> [Exercise instructions] Restate, exactly and without pictures, the lines from the start of the listing below through the line holding "import pandas as pd".
···
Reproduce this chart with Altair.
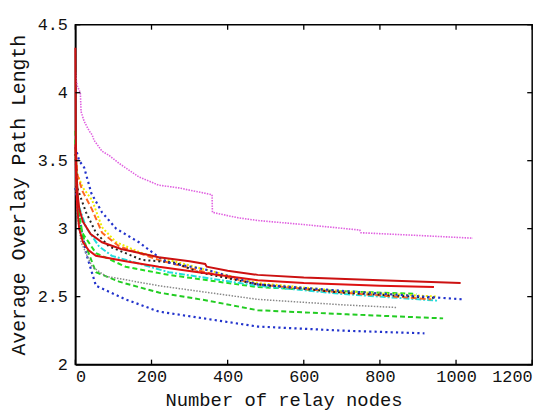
import altair as alt
import pandas as pd

# ---- data ----
magenta_x = [0, 2, 5, 13, 15, 23, 36, 44, 49, 70, 88, 115, 167, 219, 271, 341, 359, 360, 427, 479, 600, 747, 750, 900, 1044]
magenta_y = [4.15, 4.10, 4.05, 4.00, 3.86, 3.79, 3.72, 3.69, 3.65, 3.57, 3.54, 3.48, 3.38, 3.32, 3.30, 3.26, 3.25, 3.12, 3.08, 3.06, 3.03, 2.99, 2.97, 2.95, 2.93]

redA_x = [0, 1, 3, 6, 10, 20, 40, 70, 120, 219, 300, 341, 345, 400, 479, 600, 800, 1012]
redA_y = [4.33, 3.70, 3.40, 3.25, 3.15, 3.05, 2.96, 2.90, 2.85, 2.79, 2.76, 2.74, 2.72, 2.69, 2.66, 2.64, 2.62, 2.60]

redB_x = [0, 2, 5, 10, 20, 35, 54, 132, 219, 323, 479, 600, 800, 942]
redB_y = [3.62, 3.35, 3.15, 3.00, 2.90, 2.84, 2.80, 2.76, 2.72, 2.68, 2.62, 2.60, 2.58, 2.57]

blueA_x = [0, 5, 10, 23, 42, 70, 107, 167, 219, 245, 341, 479, 713, 1018]
blueA_y = [3.60, 3.55, 3.50, 3.45, 3.26, 3.12, 3.00, 2.90, 2.79, 2.75, 2.70, 2.59, 2.54, 2.48]

blueB_x = [0, 5, 15, 28, 54, 132, 219, 479, 700, 917]
blueB_y = [3.30, 3.19, 3.01, 2.82, 2.58, 2.48, 2.39, 2.28, 2.25, 2.23]

greenA_x = [0, 3, 8, 18, 54, 132, 245, 479, 700, 896]
greenA_y = [3.72, 3.40, 3.15, 2.97, 2.82, 2.72, 2.66, 2.57, 2.54, 2.52]

greenB_x = [0, 3, 10, 28, 54, 115, 219, 349, 479, 713, 966]
greenB_y = [3.65, 3.30, 3.05, 2.87, 2.68, 2.61, 2.53, 2.47, 2.40, 2.37, 2.34]

gray_x = [0, 5, 15, 44, 80, 219, 479, 700, 844]
gray_y = [3.50, 3.10, 2.90, 2.72, 2.65, 2.58, 2.48, 2.44, 2.42]

orange_x = [0, 5, 18, 44, 70, 115, 219, 341, 479, 700, 935]
orange_y = [3.60, 3.40, 3.28, 3.14, 2.97, 2.87, 2.77, 2.68, 2.59, 2.53, 2.48]

yellow_x = [0, 5, 20, 44, 70, 107, 175, 479, 700, 950]
yellow_y = [3.55, 3.40, 3.30, 3.21, 3.01, 2.90, 2.82, 2.60, 2.54, 2.50]

black_x = [0, 5, 28, 54, 88, 175, 262, 323, 479, 700, 948]
black_y = [3.55, 3.30, 3.12, 2.97, 2.87, 2.77, 2.75, 2.68, 2.59, 2.53, 2.49]

cyan_x = [0, 5, 28, 62, 96, 245, 479, 700, 953]
cyan_y = [3.60, 3.20, 3.01, 2.87, 2.80, 2.68, 2.58, 2.52, 2.47]

x_ticks = [0, 200, 400, 600, 800, 1000, 1200]
y_ticks = [2, 2.5, 3, 3.5, 4, 4.5]

W, H = 461, 343
FONT = "Liberation Mono"

xs = alt.Scale(domain=[0, 1200], nice=False, zero=False)
ys = alt.Scale(domain=[2, 4.5], nice=False, zero=False)

series = [
    (magenta_x, magenta_y, "#e060e0", [1.5, 1.2], 1.6),
    (blueB_x, blueB_y, "#2233cc", [2.2, 3.2], 2.2),
    (greenB_x, greenB_y, "#22cc22", [5, 3], 2.0),
    (gray_x, gray_y, "#888888", [1.5, 1.5], 1.5),
    (greenA_x, greenA_y, "#22dd22", [5, 3], 2.0),
    (cyan_x, cyan_y, "#22dddd", [6, 2, 2, 2], 2.0),
    (yellow_x, yellow_y, "#eeee00", [2, 2], 2.0),
    (orange_x, orange_y, "#ff6622", [6, 3], 2.0),
    (black_x, black_y, "#222222", [2, 3], 2.0),
    (blueA_x, blueA_y, "#2233cc", [2.2, 3.2], 2.2),
    (redB_x, redB_y, "#dd1111", None, 2.0),
    (redA_x, redA_y, "#cc1111", None, 2.0),
]

layers = []
first = True
for sx, sy, col, dash, sw in series:
    df = pd.DataFrame({"x": sx, "y": sy})
    kw = dict(color=col, strokeWidth=sw)
    if dash is not None:
        kw["strokeDash"] = dash
    if first:
        xenc = alt.X("x:Q", scale=xs, axis=alt.Axis(
            values=x_ticks, format="d", title="Number of relay nodes",
            ticks=False, grid=False, labelPadding=4, titlePadding=6,
            titleX=210, titleAnchor=None))
        yenc = alt.Y("y:Q", scale=ys, axis=alt.Axis(
            values=y_ticks, format="~g", title="Average Overlay Path Length",
            ticks=False, grid=False, labelPadding=8, titlePadding=9,
            titleFontSize=20))
        first = False
    else:
        xenc = alt.X("x:Q", scale=xs)
        yenc = alt.Y("y:Q", scale=ys)
    layers.append(alt.Chart(df).mark_line(**kw).encode(x=xenc, y=yenc))

xt = pd.DataFrame({"v": x_ticks})
yt = pd.DataFrame({"v": y_ticks})
tick_style = dict(color="black", strokeWidth=1.3)
layers.append(alt.Chart(xt).mark_rule(**tick_style).encode(
    x=alt.X("v:Q", scale=xs), y=alt.value(H), y2=alt.value(H - 5)))
layers.append(alt.Chart(xt).mark_rule(**tick_style).encode(
    x=alt.X("v:Q", scale=xs), y=alt.value(0), y2=alt.value(5)))
layers.append(alt.Chart(yt).mark_rule(**tick_style).encode(
    y=alt.Y("v:Q", scale=ys), x=alt.value(0), x2=alt.value(5)))
layers.append(alt.Chart(yt).mark_rule(**tick_style).encode(
    y=alt.Y("v:Q", scale=ys), x=alt.value(W), x2=alt.value(W - 5)))

chart = alt.layer(*layers).properties(
    width=W, height=H,
    autosize=alt.AutoSizeParams(type="none"),
    padding={"left": 68, "top": 15, "right": 20, "bottom": 52},
    background="white",
).configure_view(
    stroke="black", strokeWidth=1.5
).configure_axis(
    labelFont=FONT, titleFont=FONT, labelFontSize=17, titleFontSize=19,
    labelColor="#111111", titleColor="#111111", titleFontWeight="normal",
    domainColor="black", domainWidth=1.5,
)

chart.save("out.html", embed_options={"renderer": "svg", "actions": False})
···
> [Solution to the problem]
Reproduce this chart with Altair.
import altair as alt
import pandas as pd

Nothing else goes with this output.